Framlingham Town Council's planning chairman Simon Garrett said the sudden increase in population had put "enormous pressure" on infrastructure.
He said there was particular concern that with only one Ipswich bus service it was impossible for people to live in the town without cars, which was driving young people away.
"Rural towns and villages are facing a rapid rise in the age profiles of the population and lack of public transport simply increases the problems," he added. Mr Garrett said the planning system was ineffective at reflecting communities' views.
"There is inevitable conflict between the large housing targets and the near universal community view 'not in our back yard'," he added.
What councils say
Councils say their local plans can offer communities "greater certainty" about where future housing will be built.
Babergh and Mid Suffolk District Council, which has faced criticism over the numbers of new housing proposed, said it had a statutory duty to meet government targets.
The councils said they were held to account over the targets, which are 420 homes a year for Babergh and 556 for Mid Suffolk.

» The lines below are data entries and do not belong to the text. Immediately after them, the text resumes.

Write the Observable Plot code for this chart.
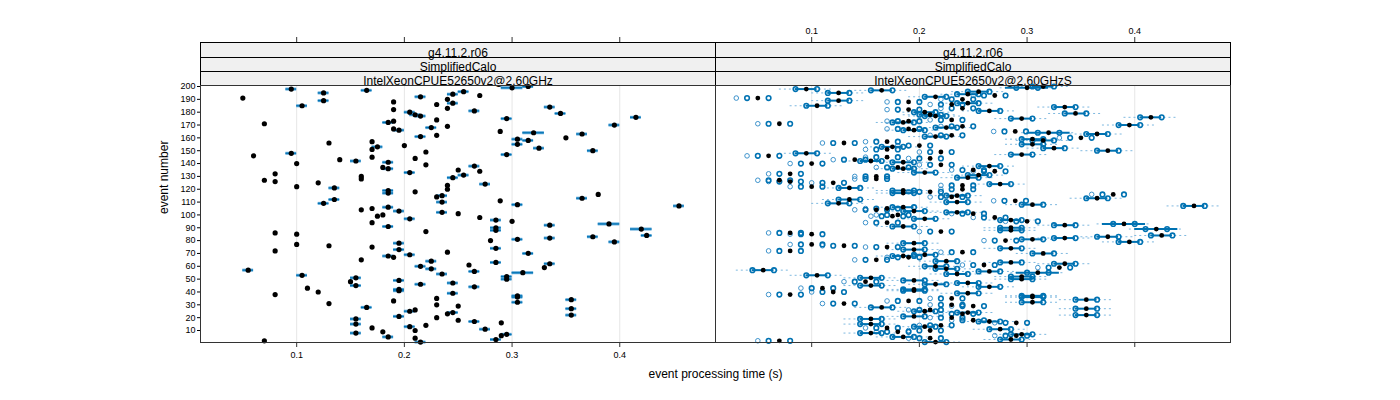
<!DOCTYPE html>
<html><head><meta charset="utf-8">
<script src="https://cdn.jsdelivr.net/npm/d3@7"></script>
<script src="https://cdn.jsdelivr.net/npm/@observablehq/plot@0.6"></script>
<style>body{margin:0;background:#fff;font-family:"Liberation Sans",Arial,sans-serif}</style>
</head><body><div id="chart"></div>
<script>
// ---- data ----
const events = [1,2,3,4,5,6,7,8,9,10,11,12,13,14,15,16,17,18,19,20,
21,22,23,24,25,26,27,28,29,30,31,32,33,34,35,36,37,38,39,40,
41,42,43,44,45,46,47,48,49,50,51,52,53,54,55,56,57,58,59,60,
61,62,63,64,65,67,68,69,70,71,72,73,74,75,76,77,78,79,80,
81,82,83,84,85,86,87,88,89,90,91,92,93,94,95,96,97,98,99,100,
101,102,103,104,105,106,107,108,109,110,111,112,113,114,115,116,117,118,119,120,
121,122,123,124,125,126,127,128,129,130,131,132,133,134,135,136,137,138,139,140,
141,142,143,144,145,146,147,148,149,150,151,152,153,154,155,156,157,158,159,160,
161,162,163,164,165,166,167,168,169,170,171,172,173,174,175,176,177,178,179,180,
181,182,183,184,185,186,187,188,189,190,191,192,193,194,195,196,197,198,199,200];
const times = [0.215,0.070,0.285,0.210,0.185,0.290,0.295,0.155,0.180,0.210,0.275,0.170,0.205,0.220,0.155,0.290,0.265,0.250,0.155,0.230,
0.195,0.355,0.240,0.245,0.205,0.210,0.355,0.165,0.250,0.230,0.130,0.305,0.190,0.355,0.230,0.305,0.305,0.080,0.245,0.120,
0.195,0.195,0.110,0.265,0.155,0.215,0.245,0.150,0.195,0.295,0.155,0.295,0.105,0.235,0.310,0.265,0.055,0.225,0.330,0.215,
0.260,0.335,0.285,0.225,0.160,0.190,0.185,0.205,0.315,0.240,0.080,0.195,0.285,0.170,0.130,0.100,0.195,0.395,0.280,
0.305,0.335,0.375,0.425,0.100,0.080,0.220,0.285,0.420,0.285,0.185,0.335,0.390,0.170,0.300,0.285,0.205,0.270,0.175,0.180,
0.250,0.235,0.195,0.160,0.170,0.185,0.455,0.305,0.125,0.235,0.289,0.135,0.365,0.230,0.235,0.380,0.185,0.210,0.185,0.240,
0.135,0.100,0.240,0.275,0.120,0.080,0.070,0.160,0.245,0.160,0.255,0.080,0.205,0.270,0.250,0.185,0.180,0.265,0.220,0.100,
0.185,0.155,0.140,0.210,0.170,0.060,0.295,0.095,0.220,0.375,0.170,0.325,0.175,0.200,0.305,0.130,0.170,0.315,0.305,0.350,
0.215,0.230,0.365,0.320,0.289,0.195,0.190,0.225,0.240,0.395,0.070,0.185,0.190,0.230,0.295,0.415,0.215,0.210,0.345,0.205,
0.265,0.190,0.240,0.335,0.105,0.230,0.245,0.190,0.125,0.240,0.050,0.215,0.270,0.245,0.125,0.255,0.165,0.095,0.300,0.315];
const errs = [0.005,0,0.005,0,0.005,0,0.005,0.005,0,0,0.005,0,0.005,0,0.005,0,0.005,0,0.005,0,
0.005,0.005,0,0.005,0.005,0,0.005,0.005,0,0,0,0.005,0,0.005,0,0.005,0.005,0,0.005,0,
0.005,0.005,0,0.005,0.005,0.005,0.005,0,0.005,0.005,0.005,0.005,0.005,0.005,0.010,0.005,0.005,0.005,0,0.005,
0,0.005,0.005,0.005,0,0,0.005,0.005,0.005,0,0,0.005,0.005,0,0,0,0.005,0.005,0,
0.005,0.005,0.005,0.005,0,0,0,0.005,0.010,0.005,0.005,0.005,0.010,0,0,0.005,0.005,0,0,0,
0,0.005,0.005,0,0,0.005,0.005,0.005,0.005,0.005,0,0.005,0.005,0,0.005,0,0.005,0,0.005,0,
0.005,0,0,0.005,0,0,0,0,0.005,0,0.005,0,0.005,0,0,0.005,0,0.005,0,0,
0.005,0.005,0,0,0,0,0.005,0.005,0,0.005,0,0.005,0.005,0,0.005,0,0,0.005,0.005,0,
0.005,0,0.005,0.010,0,0.005,0,0.005,0,0.005,0,0.005,0,0,0.005,0.005,0.005,0.005,0.005,0.005,
0.005,0,0,0.005,0.005,0,0.005,0,0.005,0,0,0.005,0,0.005,0.005,0.005,0.005,0.005,0.010,0.005];
const panels = ["IntelXeonCPUE52650v2@2.60GHz", "IntelXeonCPUE52650v2@2.60GHzS"];
const stripVersion = "g4.11.2.r06";
const stripTest = "SimplifiedCalo";
const xTicks = [0.1, 0.2, 0.3, 0.4];
const xTickLabels = ["0.1", "0.2", "0.3", "0.4"];
const yTicks = [10,20,30,40,50,60,70,80,90,100,110,120,130,140,150,160,170,180,190,200];
// shifted replicas shown in the second panel (offsets from each event's time)
const ringOffsetsAll = [-0.01, 0.01];
const ringOffsetsQuiet = [-0.02];
const spreadOffsets = [-0.025, 0.025];
const xTitle = "event processing time (s)";
const yTitle = "event number";

// ---- tables ----
const left = events.map((e, i) => ({panel: panels[0], event: e, t: times[i], lo: times[i] - errs[i], hi: times[i] + errs[i]}));
const right = events.map((e, i) => ({panel: panels[1], event: e, t: times[i], lo: times[i] - 2 * errs[i], hi: times[i] + 2 * errs[i], err: errs[i]}));
const spreads = right.filter(d => d.err > 0).map(d => ({panel: d.panel, event: d.event, lo: d.t + spreadOffsets[0], hi: d.t + spreadOffsets[1]}));
const darkRings = right.flatMap(d => ringOffsetsAll.map(o => ({panel: d.panel, event: d.event, t: d.t + o})));
const lightRings = right.filter(d => d.err === 0).flatMap(d => ringOffsetsQuiet.map(o => ({panel: d.panel, event: d.event, t: d.t + o})));
const strip3 = panels.map(p => ({panel: p, label: p}));
const topTicks = xTicks.map((t, i) => ({panel: panels[1], t, label: xTickLabels[i]}));
const bottomTicks = xTicks.map((t, i) => ({panel: panels[0], t, label: xTickLabels[i]}));

const blue = "#0072B2";
const FH = 257; // frame height in px
const chart = Plot.plot({
  width: 1400, height: 400,
  marginLeft: 199, marginRight: 170, marginTop: 85, marginBottom: 58,
  style: {fontFamily: "'Liberation Sans', Arial, sans-serif", fontSize: "9px", background: "white"},
  fx: {domain: panels, padding: 0, axis: null, label: null},
  x: {domain: [0.0107, 0.4889], axis: null},
  y: {domain: [0.66, 200.78]},
  marks: [
    // strips
    Plot.frame({fill: "#f0f0f0", stroke: "#000", insetTop: -43, insetBottom: FH + 43 - 15}),
    Plot.frame({fill: "#f0f0f0", stroke: "#000", insetTop: -28, insetBottom: FH + 28 - 14}),
    Plot.frame({fill: "#f0f0f0", stroke: "#000", insetTop: -14, insetBottom: FH}),
    Plot.text([stripVersion], {frameAnchor: "top", dy: -37.5, fontSize: 12, fill: "#000"}),
    Plot.text([stripTest], {frameAnchor: "top", dy: -23, fontSize: 12, fill: "#000"}),
    Plot.text(strip3, {fx: "panel", text: "label", frameAnchor: "top", dy: -9, fontSize: 12, fill: "#000"}),
    // grid
    Plot.ruleX(xTicks, {stroke: "#e6e6e6", strokeWidth: 1}),
    // left panel
    Plot.ruleY(left, {fx: "panel", y: "event", x1: "lo", x2: "hi", stroke: "#5aa7d9", strokeWidth: 3}),
    Plot.ruleY(left, {fx: "panel", y: "event", x1: "lo", x2: "hi", stroke: blue, strokeWidth: 1.2}),
    Plot.dot(left, {fx: "panel", x: "t", y: "event", r: 2.6, fill: "#000", stroke: null}),
    // right panel
    Plot.ruleY(spreads, {fx: "panel", y: "event", x1: "lo", x2: "hi", stroke: "#7fb9e0", strokeWidth: 1, strokeDasharray: "2,3"}),
    Plot.dot(lightRings, {fx: "panel", x: "t", y: "event", r: 2.3, stroke: "#3d93cc", strokeWidth: 1, fill: "none"}),
    Plot.dot(darkRings, {fx: "panel", x: "t", y: "event", r: 2.3, stroke: blue, strokeWidth: 1.6, fill: "none"}),
    Plot.ruleY(right.filter(d => d.err > 0), {fx: "panel", y: "event", x1: "lo", x2: "hi", stroke: blue, strokeWidth: 2}),
    Plot.dot(right, {fx: "panel", x: "t", y: "event", r: 2.4, fill: "#000", stroke: null}),
    // frame
    Plot.frame({stroke: "#333", strokeWidth: 1}),
    // axes
    Plot.axisY(yTicks, {tickSize: 3, tickPadding: 2, fontSize: 9, label: null}),
    Plot.tickX(xTicks, {x: d => d, stroke: "#333", insetTop: -48, insetBottom: FH + 43}),
    Plot.text(topTicks, {fx: "panel", x: "t", text: "label", frameAnchor: "top", dy: -58, fontSize: 9, fill: "#000"}),
    Plot.tickX(xTicks, {x: d => d, stroke: "#333", insetTop: FH, insetBottom: -5}),
    Plot.text(bottomTicks, {fx: "panel", x: "t", text: "label", frameAnchor: "bottom", dy: 15, fontSize: 9, fill: "#000"}),
    Plot.text([{panel: panels[0], label: yTitle}], {fx: "panel", text: "label", frameAnchor: "left", dx: -36, rotate: -90, fontSize: 12, fill: "#000"}),
    Plot.text([{panel: panels[0], label: xTitle}], {fx: "panel", text: "label", frameAnchor: "bottom-right", dy: 35, textAnchor: "middle", fontSize: 12, fill: "#000"})
  ]
});
document.getElementById("chart").appendChild(chart);
</script></body></html>
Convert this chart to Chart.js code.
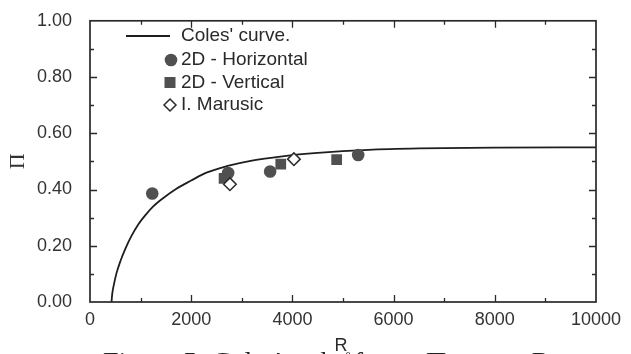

"Balancing this need for growth, together with protecting and enhancing the environment and improving infrastructure is key to our planning strategy," a spokesman said, "That's why we're producing a new Joint Local Plan, so we can be clear over the deliverability of appropriate sites and give greater certainty over development across our districts up to 2036."
East Suffolk Council also said its Local Plans for Suffolk Coastal and Waveney would "ensure appropriate development for the wider district".
The councils say they now have a five-year land supply.